§ Provided entries

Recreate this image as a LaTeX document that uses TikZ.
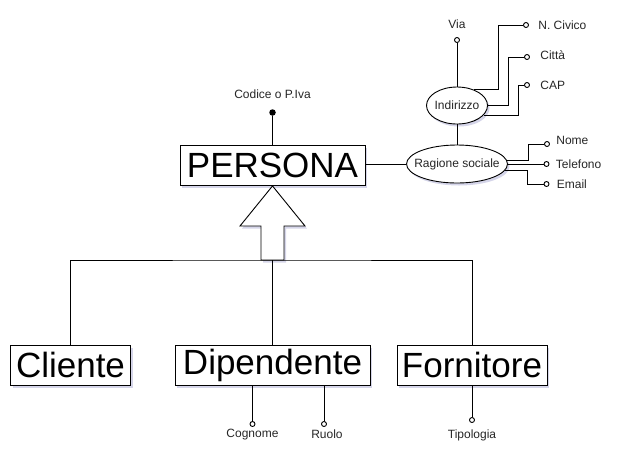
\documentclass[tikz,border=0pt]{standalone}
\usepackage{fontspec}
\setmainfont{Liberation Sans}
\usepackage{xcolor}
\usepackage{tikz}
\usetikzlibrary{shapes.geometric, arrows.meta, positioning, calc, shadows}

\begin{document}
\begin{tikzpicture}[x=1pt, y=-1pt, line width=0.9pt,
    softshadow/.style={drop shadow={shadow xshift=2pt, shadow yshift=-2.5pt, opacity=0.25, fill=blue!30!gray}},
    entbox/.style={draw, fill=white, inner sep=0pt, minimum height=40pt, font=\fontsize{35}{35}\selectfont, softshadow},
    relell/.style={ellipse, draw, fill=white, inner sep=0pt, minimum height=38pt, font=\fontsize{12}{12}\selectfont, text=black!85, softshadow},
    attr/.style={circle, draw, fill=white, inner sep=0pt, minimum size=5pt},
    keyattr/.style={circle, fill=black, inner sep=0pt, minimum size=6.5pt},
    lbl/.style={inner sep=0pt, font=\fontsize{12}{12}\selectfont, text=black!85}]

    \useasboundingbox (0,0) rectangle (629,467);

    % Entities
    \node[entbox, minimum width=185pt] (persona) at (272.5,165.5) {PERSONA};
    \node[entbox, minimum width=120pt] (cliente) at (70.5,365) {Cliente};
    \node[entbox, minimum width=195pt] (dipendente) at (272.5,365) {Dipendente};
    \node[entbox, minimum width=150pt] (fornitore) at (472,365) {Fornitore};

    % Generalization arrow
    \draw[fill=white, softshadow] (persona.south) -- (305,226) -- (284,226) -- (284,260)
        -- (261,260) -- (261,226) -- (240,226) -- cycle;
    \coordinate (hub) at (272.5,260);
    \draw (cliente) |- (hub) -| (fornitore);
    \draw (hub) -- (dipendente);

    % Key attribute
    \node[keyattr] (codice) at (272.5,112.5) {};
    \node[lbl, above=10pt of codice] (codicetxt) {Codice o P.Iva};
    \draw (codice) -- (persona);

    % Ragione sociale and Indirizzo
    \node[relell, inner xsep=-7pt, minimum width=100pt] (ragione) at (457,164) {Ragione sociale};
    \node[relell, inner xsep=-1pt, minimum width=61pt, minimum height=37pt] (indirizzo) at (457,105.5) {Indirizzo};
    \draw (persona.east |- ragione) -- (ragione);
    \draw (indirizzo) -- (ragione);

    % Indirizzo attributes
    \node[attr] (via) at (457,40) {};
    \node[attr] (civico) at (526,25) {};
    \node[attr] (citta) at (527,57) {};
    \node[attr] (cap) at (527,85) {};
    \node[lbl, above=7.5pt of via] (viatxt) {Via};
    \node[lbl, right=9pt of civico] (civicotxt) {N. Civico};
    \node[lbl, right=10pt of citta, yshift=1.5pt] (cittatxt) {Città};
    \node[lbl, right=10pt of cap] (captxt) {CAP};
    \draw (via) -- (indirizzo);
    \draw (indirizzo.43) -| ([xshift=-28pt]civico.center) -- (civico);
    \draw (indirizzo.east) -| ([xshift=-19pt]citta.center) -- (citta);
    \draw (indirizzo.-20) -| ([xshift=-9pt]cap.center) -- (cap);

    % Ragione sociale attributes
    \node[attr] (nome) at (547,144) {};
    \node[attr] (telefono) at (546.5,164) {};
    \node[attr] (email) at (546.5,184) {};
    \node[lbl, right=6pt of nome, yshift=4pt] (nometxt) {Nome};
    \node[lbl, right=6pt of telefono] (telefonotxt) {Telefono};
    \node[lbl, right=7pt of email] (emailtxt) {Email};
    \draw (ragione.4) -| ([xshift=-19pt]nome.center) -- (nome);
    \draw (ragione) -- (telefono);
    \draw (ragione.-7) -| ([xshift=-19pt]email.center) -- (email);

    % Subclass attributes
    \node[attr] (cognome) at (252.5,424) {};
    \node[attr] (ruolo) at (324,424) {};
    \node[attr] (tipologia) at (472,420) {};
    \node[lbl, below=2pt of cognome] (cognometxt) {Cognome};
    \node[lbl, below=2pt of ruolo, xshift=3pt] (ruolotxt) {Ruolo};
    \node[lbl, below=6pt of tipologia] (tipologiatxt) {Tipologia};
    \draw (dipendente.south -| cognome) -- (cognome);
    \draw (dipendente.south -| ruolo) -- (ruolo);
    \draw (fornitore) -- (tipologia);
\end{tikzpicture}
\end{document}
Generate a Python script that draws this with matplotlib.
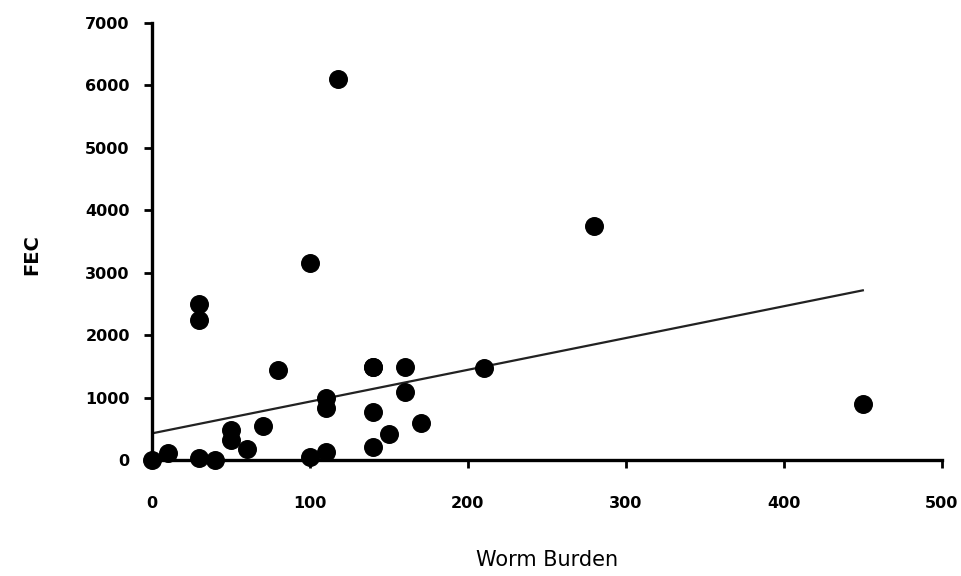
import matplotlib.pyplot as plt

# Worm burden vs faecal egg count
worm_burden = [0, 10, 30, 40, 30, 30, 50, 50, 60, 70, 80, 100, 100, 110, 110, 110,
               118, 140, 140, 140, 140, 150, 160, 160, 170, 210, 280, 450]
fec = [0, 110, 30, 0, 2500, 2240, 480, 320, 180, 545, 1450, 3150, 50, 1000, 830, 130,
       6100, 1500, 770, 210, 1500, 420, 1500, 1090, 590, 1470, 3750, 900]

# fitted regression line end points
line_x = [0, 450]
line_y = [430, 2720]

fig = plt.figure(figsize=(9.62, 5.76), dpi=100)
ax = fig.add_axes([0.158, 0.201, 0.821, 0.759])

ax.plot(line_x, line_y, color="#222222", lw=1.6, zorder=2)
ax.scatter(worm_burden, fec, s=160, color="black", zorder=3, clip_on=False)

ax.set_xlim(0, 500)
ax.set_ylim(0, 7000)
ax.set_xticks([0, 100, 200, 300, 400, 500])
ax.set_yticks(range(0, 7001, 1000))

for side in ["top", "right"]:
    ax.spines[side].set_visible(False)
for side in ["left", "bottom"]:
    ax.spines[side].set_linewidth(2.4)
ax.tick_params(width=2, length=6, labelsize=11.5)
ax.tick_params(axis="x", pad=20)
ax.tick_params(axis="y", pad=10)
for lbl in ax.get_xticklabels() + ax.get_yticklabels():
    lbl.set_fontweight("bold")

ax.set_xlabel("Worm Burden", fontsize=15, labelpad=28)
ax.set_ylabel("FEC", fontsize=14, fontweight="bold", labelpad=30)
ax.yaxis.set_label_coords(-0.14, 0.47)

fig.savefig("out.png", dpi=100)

§ Set task
Repeat the lines from the line containing "Generate a Python" through the end of the material above exactly, with no pictures and nothing else.

§ Answer to this task
Generate a Python script that draws this with matplotlib.
import matplotlib.pyplot as plt

# Worm burden vs faecal egg count
worm_burden = [0, 10, 30, 40, 30, 30, 50, 50, 60, 70, 80, 100, 100, 110, 110, 110,
               118, 140, 140, 140, 140, 150, 160, 160, 170, 210, 280, 450]
fec = [0, 110, 30, 0, 2500, 2240, 480, 320, 180, 545, 1450, 3150, 50, 1000, 830, 130,
       6100, 1500, 770, 210, 1500, 420, 1500, 1090, 590, 1470, 3750, 900]

# fitted regression line end points
line_x = [0, 450]
line_y = [430, 2720]

fig = plt.figure(figsize=(9.62, 5.76), dpi=100)
ax = fig.add_axes([0.158, 0.201, 0.821, 0.759])

ax.plot(line_x, line_y, color="#222222", lw=1.6, zorder=2)
ax.scatter(worm_burden, fec, s=160, color="black", zorder=3, clip_on=False)

ax.set_xlim(0, 500)
ax.set_ylim(0, 7000)
ax.set_xticks([0, 100, 200, 300, 400, 500])
ax.set_yticks(range(0, 7001, 1000))

for side in ["top", "right"]:
    ax.spines[side].set_visible(False)
for side in ["left", "bottom"]:
    ax.spines[side].set_linewidth(2.4)
ax.tick_params(width=2, length=6, labelsize=11.5)
ax.tick_params(axis="x", pad=20)
ax.tick_params(axis="y", pad=10)
for lbl in ax.get_xticklabels() + ax.get_yticklabels():
    lbl.set_fontweight("bold")

ax.set_xlabel("Worm Burden", fontsize=15, labelpad=28)
ax.set_ylabel("FEC", fontsize=14, fontweight="bold", labelpad=30)
ax.yaxis.set_label_coords(-0.14, 0.47)

fig.savefig("out.png", dpi=100)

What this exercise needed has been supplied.